The Vatican wants to flash a red card at Germany over prostitution during the World Cup finals, lamenting that thousands of women risked being degraded to the point where they cost less than a ticket to a match.

Archishop Agostino Marchetto, the Vatican's top expert on migration, said the games risked permitting the violation of the human rights of many so-called sex workers and that German authorities had a duty to take action.

"Using soccer language, I think some red cards should be flashed at this industry, its clients and the authorities who are hosting the event," Marchetto told Vatican Radio.

With one million foreign visitors expected to flood into Germany from June 9, the likely sex industry boom has created demand for extra prostitutes who could come mainly from countries in Eastern Europe with major trafficking problems.

Sex workers in Germany, where prostitution is legal, can get health insurance, join a union and pay into a pension plan.

"Prostitution is a violation of the dignity of the human person, reducing (the person) to an object and instrument of sexual pleasure," said Marchetto, number two at the Pontifical Council for the Pastoral Care of Migrants.

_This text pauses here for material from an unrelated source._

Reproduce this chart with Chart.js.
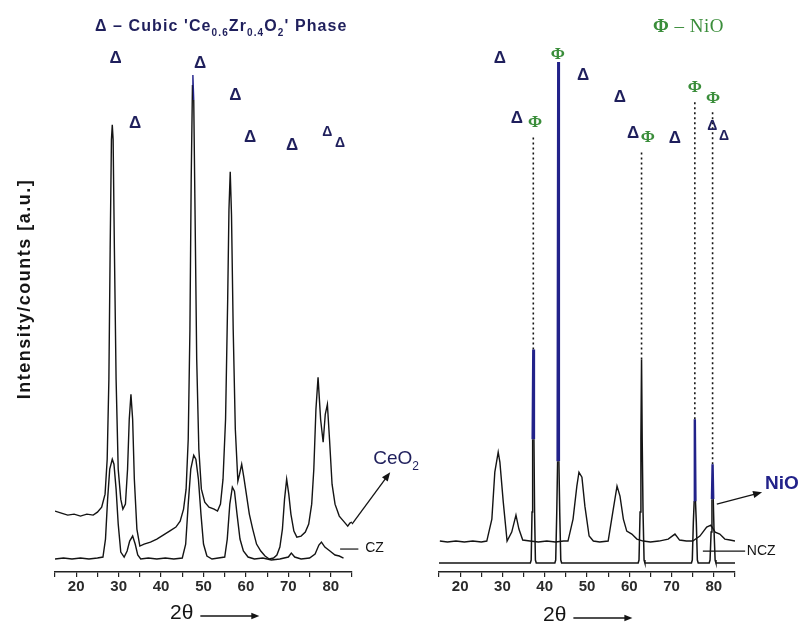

"Women become merchandise to purchase, whose cost is less than a ticket to a soccer match," he said. Marchetto joined U.S. and European lawmakers who have urged German authorities to speak out against the increased trafficking of women likely to accompany the Cup finals.

Germany's brothel owners and pimps are expected to expand their operations and set up temporary "sex huts" and human rights advocates fear that thousands of women and children could be lured from poor countries and forced into prostitution to meet the huge sex trade demand.

"(It's bad enough) that prostitution is allowed ... but it is even worse that more than 40,000 women will enter the trade during the World Cup and many of them are forced to carry out this activity against their will, so they are objects of trafficking," Marchetto said.

"It is the responsibility, therefore, of German authorities," Marchetto said. "The ball is in their home pitch."